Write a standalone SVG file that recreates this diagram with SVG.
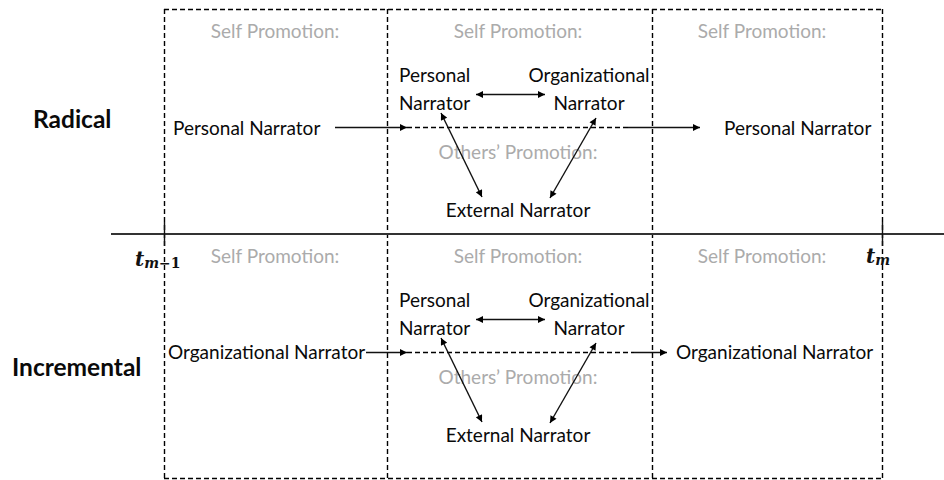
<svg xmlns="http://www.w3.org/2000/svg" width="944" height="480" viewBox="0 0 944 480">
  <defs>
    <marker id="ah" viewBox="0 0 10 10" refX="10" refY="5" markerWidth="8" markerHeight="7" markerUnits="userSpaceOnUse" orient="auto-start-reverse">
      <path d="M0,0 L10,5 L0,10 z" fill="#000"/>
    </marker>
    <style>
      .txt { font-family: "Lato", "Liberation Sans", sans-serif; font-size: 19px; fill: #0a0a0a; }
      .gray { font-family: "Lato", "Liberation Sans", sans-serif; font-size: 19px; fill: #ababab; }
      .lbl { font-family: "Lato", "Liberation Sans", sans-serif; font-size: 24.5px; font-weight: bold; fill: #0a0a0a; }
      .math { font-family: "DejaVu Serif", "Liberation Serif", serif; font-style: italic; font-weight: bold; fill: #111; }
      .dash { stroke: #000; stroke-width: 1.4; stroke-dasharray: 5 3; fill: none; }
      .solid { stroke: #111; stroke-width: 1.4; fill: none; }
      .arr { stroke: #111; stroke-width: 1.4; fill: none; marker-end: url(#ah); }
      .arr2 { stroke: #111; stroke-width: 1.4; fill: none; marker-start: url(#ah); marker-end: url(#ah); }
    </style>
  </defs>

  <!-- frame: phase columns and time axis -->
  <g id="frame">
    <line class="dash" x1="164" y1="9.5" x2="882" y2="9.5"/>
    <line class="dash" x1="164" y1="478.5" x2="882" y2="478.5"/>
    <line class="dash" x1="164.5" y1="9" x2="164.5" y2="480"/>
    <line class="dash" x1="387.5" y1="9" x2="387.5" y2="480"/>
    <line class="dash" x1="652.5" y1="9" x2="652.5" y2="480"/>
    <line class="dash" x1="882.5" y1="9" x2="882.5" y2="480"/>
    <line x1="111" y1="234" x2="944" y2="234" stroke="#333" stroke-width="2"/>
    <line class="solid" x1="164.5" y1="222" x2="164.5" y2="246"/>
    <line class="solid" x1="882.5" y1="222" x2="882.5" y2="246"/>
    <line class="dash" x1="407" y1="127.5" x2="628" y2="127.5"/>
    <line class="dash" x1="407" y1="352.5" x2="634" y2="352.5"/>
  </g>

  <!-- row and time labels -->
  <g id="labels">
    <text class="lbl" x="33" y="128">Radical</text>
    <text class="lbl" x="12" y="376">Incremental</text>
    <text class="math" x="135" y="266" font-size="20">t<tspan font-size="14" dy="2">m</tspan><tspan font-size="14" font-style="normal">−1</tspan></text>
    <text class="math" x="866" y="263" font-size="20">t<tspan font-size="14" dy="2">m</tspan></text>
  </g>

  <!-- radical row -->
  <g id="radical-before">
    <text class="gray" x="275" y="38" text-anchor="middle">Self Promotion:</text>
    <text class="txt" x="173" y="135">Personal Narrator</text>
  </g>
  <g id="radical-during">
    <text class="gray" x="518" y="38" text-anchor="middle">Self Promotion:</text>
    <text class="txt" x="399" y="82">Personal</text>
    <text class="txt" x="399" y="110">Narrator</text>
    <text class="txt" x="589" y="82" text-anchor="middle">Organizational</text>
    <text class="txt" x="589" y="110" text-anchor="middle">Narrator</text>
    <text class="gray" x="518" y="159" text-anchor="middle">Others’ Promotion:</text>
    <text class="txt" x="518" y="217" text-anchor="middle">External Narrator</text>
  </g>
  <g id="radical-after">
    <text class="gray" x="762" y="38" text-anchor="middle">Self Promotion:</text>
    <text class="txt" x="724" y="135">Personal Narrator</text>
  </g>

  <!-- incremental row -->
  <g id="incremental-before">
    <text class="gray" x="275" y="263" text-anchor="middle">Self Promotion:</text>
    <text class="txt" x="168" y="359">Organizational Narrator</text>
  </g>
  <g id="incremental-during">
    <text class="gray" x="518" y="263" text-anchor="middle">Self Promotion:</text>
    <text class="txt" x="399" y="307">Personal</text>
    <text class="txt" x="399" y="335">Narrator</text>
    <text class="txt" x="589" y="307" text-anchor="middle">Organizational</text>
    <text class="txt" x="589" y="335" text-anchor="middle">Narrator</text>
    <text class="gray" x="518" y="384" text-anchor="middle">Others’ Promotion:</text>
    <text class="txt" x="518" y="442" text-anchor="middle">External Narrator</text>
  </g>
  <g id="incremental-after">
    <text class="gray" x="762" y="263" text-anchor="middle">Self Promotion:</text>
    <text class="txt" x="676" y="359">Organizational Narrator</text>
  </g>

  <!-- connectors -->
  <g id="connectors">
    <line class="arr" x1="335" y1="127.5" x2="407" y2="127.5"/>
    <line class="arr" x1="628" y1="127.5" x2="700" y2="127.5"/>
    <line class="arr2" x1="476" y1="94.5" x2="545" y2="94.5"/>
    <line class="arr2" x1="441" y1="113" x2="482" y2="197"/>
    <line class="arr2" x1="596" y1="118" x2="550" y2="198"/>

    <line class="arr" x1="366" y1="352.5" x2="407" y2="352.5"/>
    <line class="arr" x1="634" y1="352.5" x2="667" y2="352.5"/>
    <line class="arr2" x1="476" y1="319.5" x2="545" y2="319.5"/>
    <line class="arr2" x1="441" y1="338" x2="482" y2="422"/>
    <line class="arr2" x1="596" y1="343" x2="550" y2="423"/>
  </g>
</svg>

_ _ _ _

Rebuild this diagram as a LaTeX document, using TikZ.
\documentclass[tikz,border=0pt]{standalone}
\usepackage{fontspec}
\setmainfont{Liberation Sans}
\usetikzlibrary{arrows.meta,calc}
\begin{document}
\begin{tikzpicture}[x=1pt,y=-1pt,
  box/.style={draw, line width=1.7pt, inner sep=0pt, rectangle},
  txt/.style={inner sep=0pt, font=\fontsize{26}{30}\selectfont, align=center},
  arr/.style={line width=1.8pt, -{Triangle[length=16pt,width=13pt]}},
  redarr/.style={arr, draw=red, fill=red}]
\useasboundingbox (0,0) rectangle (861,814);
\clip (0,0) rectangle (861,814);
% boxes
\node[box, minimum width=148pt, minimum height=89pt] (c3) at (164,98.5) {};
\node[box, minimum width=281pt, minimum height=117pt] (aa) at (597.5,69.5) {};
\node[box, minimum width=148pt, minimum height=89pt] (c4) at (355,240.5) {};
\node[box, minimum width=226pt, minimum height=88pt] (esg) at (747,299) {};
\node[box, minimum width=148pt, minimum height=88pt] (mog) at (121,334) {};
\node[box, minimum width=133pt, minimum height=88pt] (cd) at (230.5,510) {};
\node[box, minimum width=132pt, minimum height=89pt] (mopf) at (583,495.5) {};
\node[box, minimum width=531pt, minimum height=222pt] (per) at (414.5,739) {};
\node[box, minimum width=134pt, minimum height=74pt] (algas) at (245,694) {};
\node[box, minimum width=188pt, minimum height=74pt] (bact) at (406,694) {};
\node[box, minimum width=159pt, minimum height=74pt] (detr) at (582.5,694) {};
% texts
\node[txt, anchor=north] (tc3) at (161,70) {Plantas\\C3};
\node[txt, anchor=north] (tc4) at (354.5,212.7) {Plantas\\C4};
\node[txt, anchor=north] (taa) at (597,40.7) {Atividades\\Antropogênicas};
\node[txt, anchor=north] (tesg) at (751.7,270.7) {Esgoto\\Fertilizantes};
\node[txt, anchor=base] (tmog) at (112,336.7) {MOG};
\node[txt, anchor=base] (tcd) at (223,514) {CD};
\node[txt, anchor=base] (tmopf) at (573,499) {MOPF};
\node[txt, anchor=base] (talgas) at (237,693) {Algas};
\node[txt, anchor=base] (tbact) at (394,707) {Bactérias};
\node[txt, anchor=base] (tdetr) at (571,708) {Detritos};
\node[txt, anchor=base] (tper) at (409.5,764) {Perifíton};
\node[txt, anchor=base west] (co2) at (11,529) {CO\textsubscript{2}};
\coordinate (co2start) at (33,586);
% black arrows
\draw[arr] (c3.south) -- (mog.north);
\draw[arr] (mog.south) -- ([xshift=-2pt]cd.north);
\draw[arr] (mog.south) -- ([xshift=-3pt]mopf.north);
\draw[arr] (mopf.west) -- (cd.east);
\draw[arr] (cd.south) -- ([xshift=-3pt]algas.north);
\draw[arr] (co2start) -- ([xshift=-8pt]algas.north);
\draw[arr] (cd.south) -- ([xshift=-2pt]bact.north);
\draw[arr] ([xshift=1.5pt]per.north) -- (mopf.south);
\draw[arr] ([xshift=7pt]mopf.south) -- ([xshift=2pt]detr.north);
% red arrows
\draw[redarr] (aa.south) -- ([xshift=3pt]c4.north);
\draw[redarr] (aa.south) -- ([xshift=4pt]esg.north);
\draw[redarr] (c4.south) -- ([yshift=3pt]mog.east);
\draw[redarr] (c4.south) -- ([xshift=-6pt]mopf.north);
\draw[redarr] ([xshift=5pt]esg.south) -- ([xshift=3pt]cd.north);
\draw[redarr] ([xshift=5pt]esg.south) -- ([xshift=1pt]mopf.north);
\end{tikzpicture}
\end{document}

_ _ _ _

» **Goal of the exercise**: Scan the listing above for the word "standalone" and copy every line that holds it.

» **Complete response**:
Write a standalone SVG file that recreates this diagram with SVG.
\documentclass[tikz,border=0pt]{standalone}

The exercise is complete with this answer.